Up to and including the line with "const radius = 250;", write out the listing from its first line, minus the pictures.
* * *
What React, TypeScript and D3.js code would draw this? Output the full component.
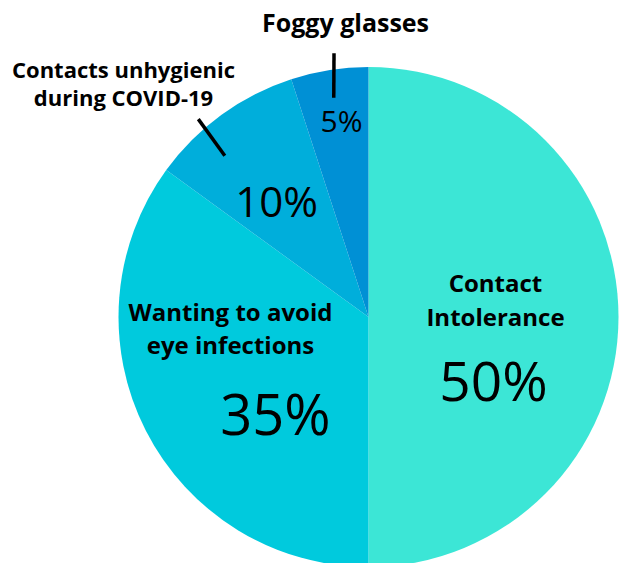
import { useEffect, useRef } from 'react';
import * as d3 from "d3";

const categories = ["Contact Intolerance", "Wanting to avoid eye infections", "Contacts unhygienic during COVID-19", "Foggy glasses"];
const values = [50, 35, 10, 5];
const colors = ["#3ce6d6", "#00cadd", "#00aedb", "#0090d5"];

// label lines per slice (bold title)
const titleLines = [["Contact", "Intolerance"], ["Wanting to avoid", "eye infections"], ["Contacts unhygienic", "during COVID-19"], ["Foggy glasses"]];

export default function App() {
  const chartRef = useRef<SVGSVGElement>(null);

  useEffect(() => {
    if (!chartRef.current) return;
    d3.select(chartRef.current).selectAll("*").remove();

    const width = 621;
    const height = 563;
    const cx = 368.5;
    const cy = 317;
    const radius = 250;

    const svg = d3.select(chartRef.current)
      .attr("viewBox", [0, 0, width, height])
      .attr("width", width)
      .attr("height", height)
      .style("font-family", "'Open Sans', sans-serif");

    const data = categories.map((c, i) => ({ name: c, value: values[i], color: colors[i], lines: titleLines[i] }));

    const pie = d3.pie<typeof data[0]>().sort(null).value(d => d.value);
    const arc = d3.arc<d3.PieArcDatum<typeof data[0]>>().innerRadius(0).outerRadius(radius);
    const arcs = pie(data);

    const g = svg.append("g").attr("transform", `translate(${cx},${cy})`);

    g.selectAll("path")
      .data(arcs)
      .join("path")
      .attr("d", arc)
      .attr("fill", d => d.data.color);

    // label layout (relative to pie centre)
    const layout = [
      { tx: 127, ty: -25, lh: 34, fs: 24, px: 125, py: 84, ps: 55 },
      { tx: -138, ty: 4, lh: 33, fs: 24, px: -93, py: 118, ps: 56 },
      { tx: -245, ty: -239, lh: 28, fs: 22, px: -92, py: -100, ps: 42 },
      { tx: -23, ty: -285, lh: 0, fs: 25, px: -27, py: -185, ps: 30 },
    ];

    arcs.forEach((a, i) => {
      const l = layout[i];
      const t = g.append("text")
        .attr("text-anchor", "middle")
        .attr("font-weight", 700)
        .attr("font-size", l.fs)
        .attr("fill", "#000");
      a.data.lines.forEach((line, j) => {
        t.append("tspan").attr("x", l.tx).attr("y", l.ty + j * l.lh).text(line);
      });
      g.append("text")
        .attr("text-anchor", "middle")
        .attr("font-size", l.ps)
        .attr("fill", "#000")
        .attr("x", l.px)
        .attr("y", l.py)
        .text(`${a.data.value}%`);
    });

    // leader lines (angle in degrees, radii)
    const leaders = [
      { slice: 2, a0: -41.7, r0: 216, a1: -40.7, r1: 261 },
      { slice: 3, a0: -9.0, r0: 222, a1: -7.45, r1: 266 },
    ];
    g.selectAll("line.leader")
      .data(leaders)
      .join("line")
      .attr("class", "leader")
      .each(function (d) {
        const p0 = d3.pointRadial(d.a0 * Math.PI / 180, d.r0);
        const p1 = d3.pointRadial(d.a1 * Math.PI / 180, d.r1);
        d3.select(this).attr("x1", p0[0]).attr("y1", p0[1]).attr("x2", p1[0]).attr("y2", p1[1]);
      })
      .attr("stroke", "#000")
      .attr("stroke-width", 3.5);
  }, []);

  return (
    <div style={{ position: "absolute", left: 0, top: 0 }}>
      <svg ref={chartRef} style={{ display: "block" }}></svg>
    </div>
  );
}
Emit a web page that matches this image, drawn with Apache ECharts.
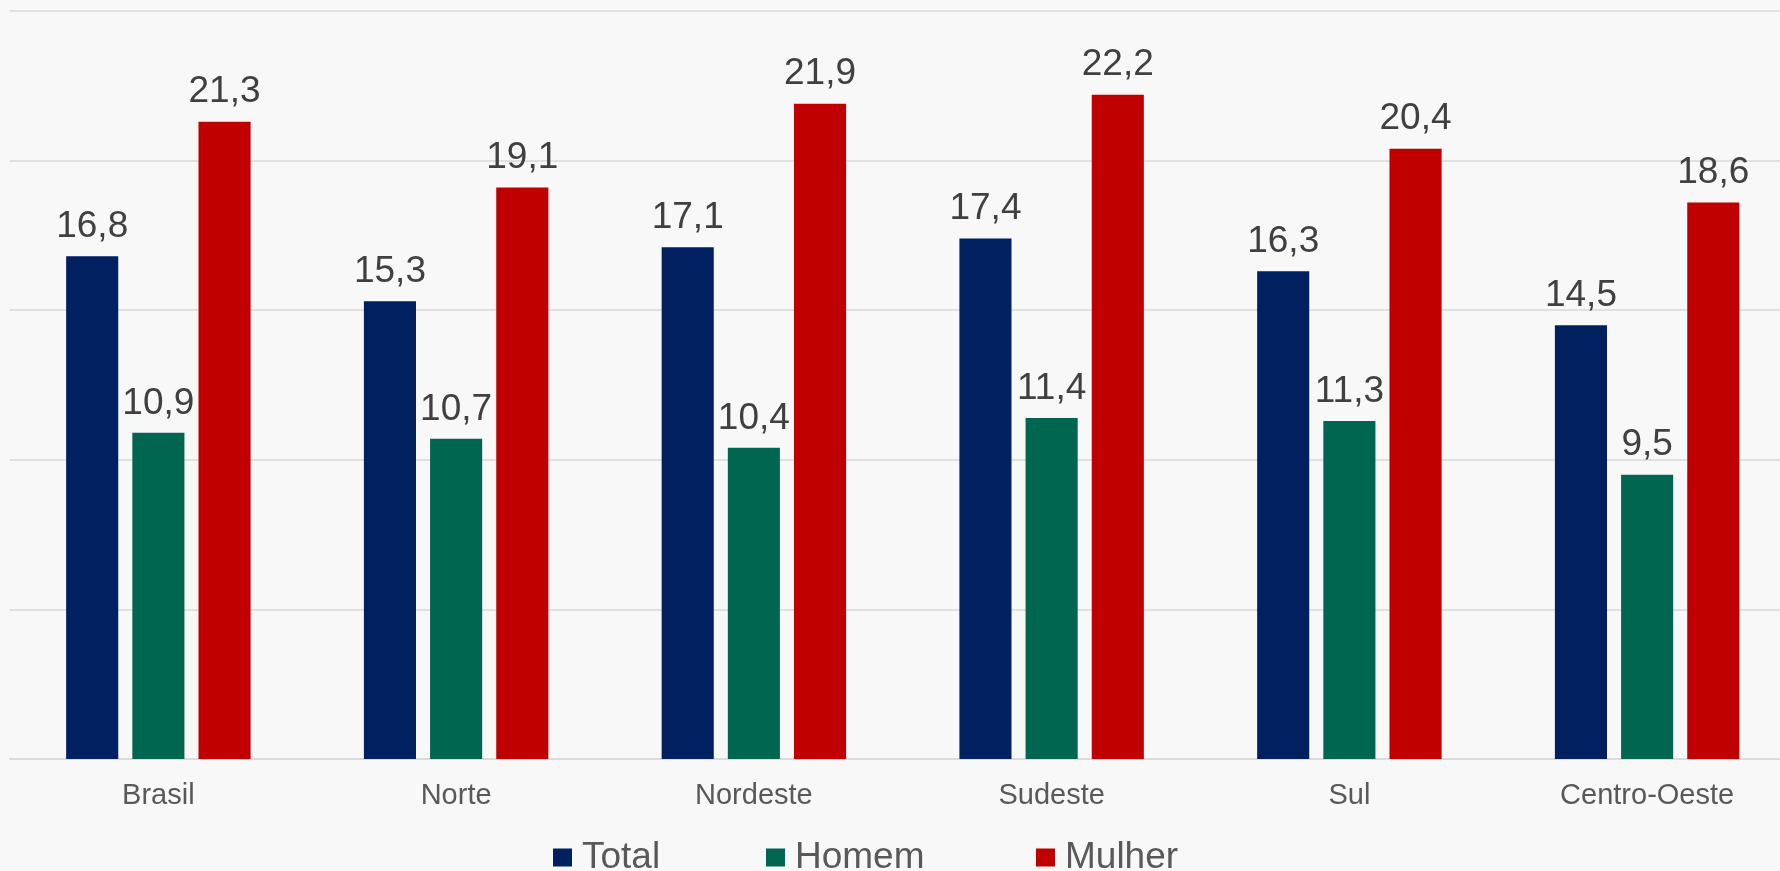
* * *
**RESPONSE BELOW**.
What React, TypeScript and D3.js code would draw this? Output the full component.
import { useEffect, useRef } from 'react';
import * as d3 from "d3";

const categories = ["Contact Intolerance", "Wanting to avoid eye infections", "Contacts unhygienic during COVID-19", "Foggy glasses"];
const values = [50, 35, 10, 5];
const colors = ["#3ce6d6", "#00cadd", "#00aedb", "#0090d5"];

// label lines per slice (bold title)
const titleLines = [["Contact", "Intolerance"], ["Wanting to avoid", "eye infections"], ["Contacts unhygienic", "during COVID-19"], ["Foggy glasses"]];

export default function App() {
  const chartRef = useRef<SVGSVGElement>(null);

  useEffect(() => {
    if (!chartRef.current) return;
    d3.select(chartRef.current).selectAll("*").remove();

    const width = 621;
    const height = 563;
    const cx = 368.5;
    const cy = 317;
    const radius = 250;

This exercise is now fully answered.